The book of Proverbs says that “the beginning of Wisdom is fear of the Lord”. (Pro 9:10) This is an honest assessment. God is always beyond us and experiencing Him is dangerous. In the Hebrew Bible people felt that to see God was to die. Even Moses was told by God that “no one can see me and live”. (Exodus 33:20) Indeed priests were warned that if they enter the temple without proper preparation and indeed clothing they would perish (Ex. 28:35, 30:20) This is perhaps strange to us but that might be to our loss. There is a tendency to domesticate God, to want him tame and to forget that he is dangerous: we adapt to Him, not Him to us. But if the fear of the Lord is the beginning of Wisdom, it is not its end.
When we acknowledge that God is always great and powerful, we will view the convent relationship that the LORD offers us as the Jews did: with astonishment. When he gave Moses the commandments, he told the Israelites that he was showing them his special favor
… not because you are more numerous than all the peoples that the LORD set his heart on you and chose you; for you are really the smallest of all peoples. It was because the LORD loved you and because of his fidelity to the oath he had sworn to your ancestors, that the LORD brought you out with a strong hand and redeemed you from the house of slavery, from the hand of Pharaoh, king of Egypt.(Deuteronomy 7:7-8)
God revealed his power to the people of Israel to show his love for them. They could do nothing for him but would do everything for them. The Jews knew that his greatest gift to them was the law which they correctly understood as a way of life that bound them to God and to each other.
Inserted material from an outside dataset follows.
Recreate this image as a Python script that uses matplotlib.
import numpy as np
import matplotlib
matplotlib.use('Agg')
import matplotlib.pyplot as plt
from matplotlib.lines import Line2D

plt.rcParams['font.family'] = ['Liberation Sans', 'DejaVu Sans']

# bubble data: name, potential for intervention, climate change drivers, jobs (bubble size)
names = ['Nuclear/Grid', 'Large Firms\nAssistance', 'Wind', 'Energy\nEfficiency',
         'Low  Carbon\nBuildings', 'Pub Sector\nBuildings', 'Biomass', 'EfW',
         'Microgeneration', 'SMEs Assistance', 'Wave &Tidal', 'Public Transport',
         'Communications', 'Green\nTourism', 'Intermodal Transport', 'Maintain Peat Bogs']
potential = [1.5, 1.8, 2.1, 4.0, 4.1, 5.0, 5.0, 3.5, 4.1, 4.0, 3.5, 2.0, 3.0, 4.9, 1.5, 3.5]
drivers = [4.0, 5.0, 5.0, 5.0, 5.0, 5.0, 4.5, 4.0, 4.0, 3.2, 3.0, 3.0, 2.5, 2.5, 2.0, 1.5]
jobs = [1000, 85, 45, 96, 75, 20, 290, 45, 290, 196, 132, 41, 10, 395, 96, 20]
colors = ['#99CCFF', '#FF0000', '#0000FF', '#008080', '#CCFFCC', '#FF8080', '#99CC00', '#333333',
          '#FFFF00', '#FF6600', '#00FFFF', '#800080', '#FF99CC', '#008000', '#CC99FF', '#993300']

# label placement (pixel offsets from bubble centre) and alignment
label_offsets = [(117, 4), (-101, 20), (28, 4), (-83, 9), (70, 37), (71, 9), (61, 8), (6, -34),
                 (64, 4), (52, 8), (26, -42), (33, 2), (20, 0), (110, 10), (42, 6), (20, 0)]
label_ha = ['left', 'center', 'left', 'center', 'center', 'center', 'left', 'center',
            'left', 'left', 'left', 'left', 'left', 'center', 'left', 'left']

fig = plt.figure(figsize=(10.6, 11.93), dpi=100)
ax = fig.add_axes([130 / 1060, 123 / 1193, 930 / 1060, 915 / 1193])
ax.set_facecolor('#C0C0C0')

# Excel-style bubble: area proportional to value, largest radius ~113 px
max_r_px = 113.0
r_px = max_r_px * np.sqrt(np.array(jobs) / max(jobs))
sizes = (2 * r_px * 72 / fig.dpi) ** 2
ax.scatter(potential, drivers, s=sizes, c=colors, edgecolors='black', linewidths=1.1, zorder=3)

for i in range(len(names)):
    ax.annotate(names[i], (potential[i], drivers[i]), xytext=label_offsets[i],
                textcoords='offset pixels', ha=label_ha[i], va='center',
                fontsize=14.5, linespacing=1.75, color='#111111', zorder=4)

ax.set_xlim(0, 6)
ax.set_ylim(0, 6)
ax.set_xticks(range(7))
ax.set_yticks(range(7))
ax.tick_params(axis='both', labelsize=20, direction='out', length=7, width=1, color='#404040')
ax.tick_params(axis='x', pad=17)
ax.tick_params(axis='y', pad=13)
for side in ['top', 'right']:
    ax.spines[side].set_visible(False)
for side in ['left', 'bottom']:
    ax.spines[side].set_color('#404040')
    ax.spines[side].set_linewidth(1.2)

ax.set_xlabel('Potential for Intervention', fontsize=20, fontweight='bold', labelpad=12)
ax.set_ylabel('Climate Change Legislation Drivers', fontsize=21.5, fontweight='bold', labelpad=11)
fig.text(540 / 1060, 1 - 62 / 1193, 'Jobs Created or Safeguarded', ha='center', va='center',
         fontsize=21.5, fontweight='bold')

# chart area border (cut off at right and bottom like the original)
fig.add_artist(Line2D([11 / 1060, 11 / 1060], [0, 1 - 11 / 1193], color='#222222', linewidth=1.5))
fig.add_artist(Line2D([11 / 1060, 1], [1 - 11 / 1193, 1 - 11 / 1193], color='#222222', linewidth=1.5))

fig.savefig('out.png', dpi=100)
The passage above continues:
Know, then, that the LORD, your God, is God: the faithful God who keeps covenant mercy to the thousandth generation toward those who love him and keep his commandments. (Deuteronomy 7:9)
Centuries later they would sing of the Lord’s great gift with: God has not done this for other nations; of such laws they know nothing. Hallelujah! (Ps 147:20).
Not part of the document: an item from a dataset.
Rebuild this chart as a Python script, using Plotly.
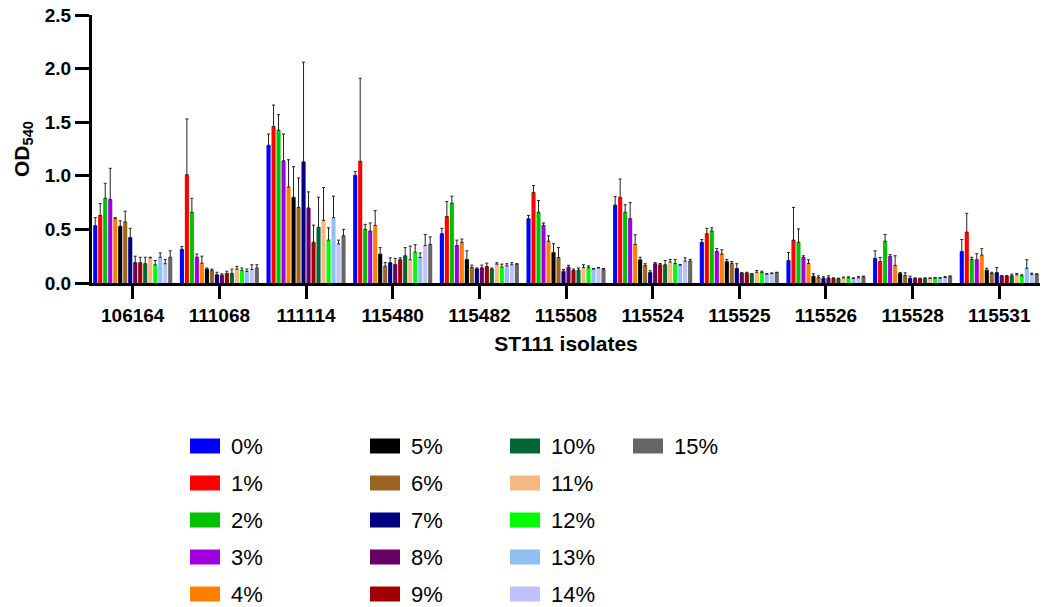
import plotly.graph_objects as go

# ST111 isolates on the x axis
isolates = ["106164", "111068", "111114", "115480", "115482", "115508",
            "115524", "115525", "115526", "115528", "115531"]

# Concentration series
conc_labels = ["0%", "1%", "2%", "3%", "4%", "5%", "6%", "7%",
               "8%", "9%", "10%", "11%", "12%", "13%", "14%", "15%"]

# Mean OD540 per isolate for each concentration
od_00 = [0.535, 0.315, 1.285, 1.005, 0.46, 0.60, 0.727, 0.38, 0.21, 0.23, 0.294]
od_01 = [0.63, 1.01, 1.46, 1.135, 0.62, 0.845, 0.80, 0.46, 0.40, 0.20, 0.475]
od_02 = [0.79, 0.66, 1.425, 0.50, 0.745, 0.66, 0.66, 0.485, 0.38, 0.39, 0.22]
od_03 = [0.78, 0.24, 1.14, 0.485, 0.35, 0.537, 0.60, 0.294, 0.238, 0.248, 0.217]
od_04 = [0.60, 0.185, 0.895, 0.537, 0.38, 0.39, 0.36, 0.27, 0.182, 0.164, 0.26]
od_05 = [0.53, 0.13, 0.80, 0.27, 0.22, 0.285, 0.217, 0.20, 0.064, 0.089, 0.12]
od_06 = [0.57, 0.117, 0.705, 0.157, 0.145, 0.238, 0.164, 0.182, 0.05, 0.07, 0.089]
od_07 = [0.425, 0.077, 1.13, 0.19, 0.133, 0.11, 0.098, 0.135, 0.045, 0.045, 0.098]
od_08 = [0.19, 0.073, 0.70, 0.173, 0.142, 0.148, 0.18, 0.092, 0.048, 0.042, 0.064]
od_09 = [0.19, 0.09, 0.38, 0.217, 0.154, 0.117, 0.17, 0.092, 0.042, 0.042, 0.064]
od_10 = [0.18, 0.09, 0.52, 0.254, 0.13, 0.12, 0.17, 0.082, 0.04, 0.042, 0.067]
od_11 = [0.235, 0.13, 0.585, 0.217, 0.176, 0.145, 0.195, 0.10, 0.048, 0.042, 0.076]
od_12 = [0.17, 0.117, 0.40, 0.288, 0.148, 0.142, 0.182, 0.097, 0.048, 0.045, 0.067]
od_13 = [0.24, 0.107, 0.61, 0.238, 0.16, 0.13, 0.167, 0.082, 0.042, 0.045, 0.138]
od_14 = [0.18, 0.126, 0.365, 0.35, 0.17, 0.14, 0.204, 0.088, 0.048, 0.051, 0.079]
od_15 = [0.24, 0.14, 0.44, 0.36, 0.176, 0.13, 0.204, 0.097, 0.058, 0.058, 0.082]

# Standard deviations (upper error bars)
sd_00 = [0.075, 0.025, 0.105, 0.035, 0.05, 0.03, 0.078, 0.025, 0.075, 0.07, 0.111]
sd_01 = [0.11, 0.52, 0.20, 0.775, 0.14, 0.065, 0.17, 0.05, 0.305, 0.038, 0.175]
sd_02 = [0.14, 0.13, 0.145, 0.047, 0.065, 0.11, 0.07, 0.03, 0.125, 0.063, 0.02]
sd_03 = [0.29, 0.03, 0.25, 0.075, 0.05, 0.023, 0.15, 0.026, 0.016, 0.016, 0.056]
sd_04 = [0.01, 0.065, 0.255, 0.138, 0.03, 0.05, 0.09, 0.04, 0.035, 0.09, 0.06]
sd_05 = [0.05, 0.01, 0.285, 0.06, 0.08, 0.081, 0.023, 0.02, 0.022, 0.009, 0.018]
sd_06 = [0.10, 0.013, 0.275, 0.033, 0.022, 0.092, 0.016, 0.018, 0.017, 0.025, 0.011]
sd_07 = [0.085, 0.023, 0.93, 0.045, 0.007, 0.016, 0.016, 0.045, 0.013, 0.019, 0.047]
sd_08 = [0.06, 0.012, 0.15, 0.057, 0.025, 0.017, 0.01, 0.005, 0.019, 0.006, 0.006]
sd_09 = [0.05, 0.02, 0.16, 0.018, 0.031, 0.013, 0.012, 0.008, 0.006, 0.003, 0.006]
sd_10 = [0.06, 0.04, 0.28, 0.076, 0.01, 0.02, 0.04, 0.006, 0.005, 0.006, 0.015]
sd_11 = [0.005, 0.025, 0.305, 0.127, 0.013, 0.025, 0.025, 0.017, 0.007, 0.006, 0.013]
sd_12 = [0.04, 0.023, 0.115, 0.069, 0.028, 0.018, 0.038, 0.013, 0.01, 0.005, 0.009]
sd_13 = [0.04, 0.023, 0.20, 0.042, 0.02, 0.005, 0.006, 0.006, 0.006, 0.005, 0.079]
sd_14 = [0.04, 0.044, 0.035, 0.103, 0.02, 0.005, 0.031, 0.006, 0.012, 0.009, 0.013]
sd_15 = [0.06, 0.03, 0.06, 0.07, 0.004, 0.005, 0.016, 0.003, 0.006, 0.009, 0.004]

means = [od_00, od_01, od_02, od_03, od_04, od_05, od_06, od_07,
         od_08, od_09, od_10, od_11, od_12, od_13, od_14, od_15]
sds = [sd_00, sd_01, sd_02, sd_03, sd_04, sd_05, sd_06, sd_07,
       sd_08, sd_09, sd_10, sd_11, sd_12, sd_13, sd_14, sd_15]

colors = ["#0000FF", "#FF0000", "#00C000", "#A000E0", "#FF8000", "#000000",
          "#9B6420", "#000080", "#660066", "#A00000", "#006633", "#F4B982",
          "#00FF00", "#8EBFF5", "#C0C0FF", "#666666"]

FONT = "Arial, Liberation Sans, sans-serif"

fig = go.Figure()
for label, y, e, c in zip(conc_labels, means, sds, colors):
    fig.add_trace(go.Bar(
        x=isolates, y=y, name=label, marker_color=c, marker_line_width=0,
        showlegend=False,
        error_y=dict(type="data", array=e, arrayminus=[0] * len(e),
                     symmetric=False, color="#222222", thickness=1, width=1.5),
    ))

# Plot area geometry in pixels
W, H = 1046, 607
L, R, T, B = 92, 6, 15, 324
pw, ph = W - L - R, H - T - B


def px_x(x):
    return (x - L) / pw


def px_y(y):
    return (H - B - y) / ph


# Column-wise legend: 5 rows per column
col_sw = [190, 370, 510, 633]
row_y = [446, 483, 520, 557, 594]
shapes = []
annotations = []
for i, (label, c) in enumerate(zip(conc_labels, colors)):
    col, row = divmod(i, 5)
    x0 = col_sw[col]
    yc = row_y[row]
    shapes.append(dict(type="rect", xref="paper", yref="paper",
                       x0=px_x(x0), x1=px_x(x0 + 30),
                       y0=px_y(yc + 7.5), y1=px_y(yc - 7.5),
                       fillcolor=c, line_width=0))
    annotations.append(dict(text=label, xref="paper", yref="paper",
                            x=px_x(x0 + 39), y=px_y(yc), xanchor="left",
                            yanchor="middle", showarrow=False,
                            font=dict(family=FONT, size=22, color="#000")))

fig.update_layout(
    width=W, height=H,
    margin=dict(l=L, r=R, t=T, b=B),
    plot_bgcolor="white", paper_bgcolor="white",
    barmode="group", bargap=0.077, bargroupgap=0.18,
    shapes=shapes, annotations=annotations,
    font=dict(family=FONT, color="#000"),
    xaxis=dict(
        range=[-0.47, 10.47], showline=True, linecolor="#000", linewidth=3,
        ticks="outside", ticklen=13, tickwidth=3, tickcolor="#000",
        tickfont=dict(size=19, family=FONT, weight="bold"),
        title=dict(text="ST111 isolates", standoff=12,
                   font=dict(size=21, family=FONT, weight="bold")),
        showgrid=False, zeroline=False,
    ),
    yaxis=dict(
        range=[0, 2.5], dtick=0.5, tickformat=".1f",
        showline=True, linecolor="#000", linewidth=3,
        ticks="outside", ticklen=14, tickwidth=3, tickcolor="#000",
        tickfont=dict(size=19, family=FONT, weight="bold"),
        title=dict(text="OD<sub>540</sub>", standoff=10,
                   font=dict(size=21, family=FONT, weight="bold")),
        showgrid=False, zeroline=False,
    ),
)

fig.write_html("out.html")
Their relationship with the LORD was one of intimacy. He truly cared about them. In Isaiah we read:
Can a mother forget her infant,
be without tenderness for the child of her womb?
Even should she forget,
I will never forget you. (Isaiah 49:15)
A mother’s love is the best image that we have of God’s love for us. Matthew himself will return to it:
Jerusalem, Jerusalem, you who kill the prophets and stone those sent to you, how many times I yearned to gather your children together, as a hen gathers her young under her wings, but you were unwilling! (Mt 23:37).
God’s response to this reluctance was not to abandon us, a reasonable solution, but for Jesus to die for us, a most unreasonable one. Love is not reasonable. And real loving, truly wishing the good of the other in all circumstances, is frightening. Even our very fitful human attempts to love are disturbing and destabilizing. All love binds and changes us.
It is necessary then for this all-powerful God to reassure us often, and “be not afraid” is used almost 300 times in the Bible. We are right to fear his power; indeed not in spite of the fact that He is love but because he is. He tells us not to be afraid because love can often be misunderstood in merely human terms, but he is love itself. He knows that he will change us to become more like him, but that also will make us more of who we truly are. It will also bind us more to one another, especially to those who are seen as fully human only by him.
This love is with us at every time of our lives. Today we will baptize 2 infants, Sebastian and Amy. They are at the very beginning of their journey with Jesus. This will be my last Sunday Mass at St. Charles, and I will now begin my final chapter of active ministry. Jesus has been with me in all the others as he will be with Sebastian and Amy for every part of their journey, helping us to do right, sustaining us when we do not, and loving us always.
There is nothing to fear. The most terrifying force in the universe has shown us in Jesus that God is not the spy in the sky above us, but the Spirit of love among us.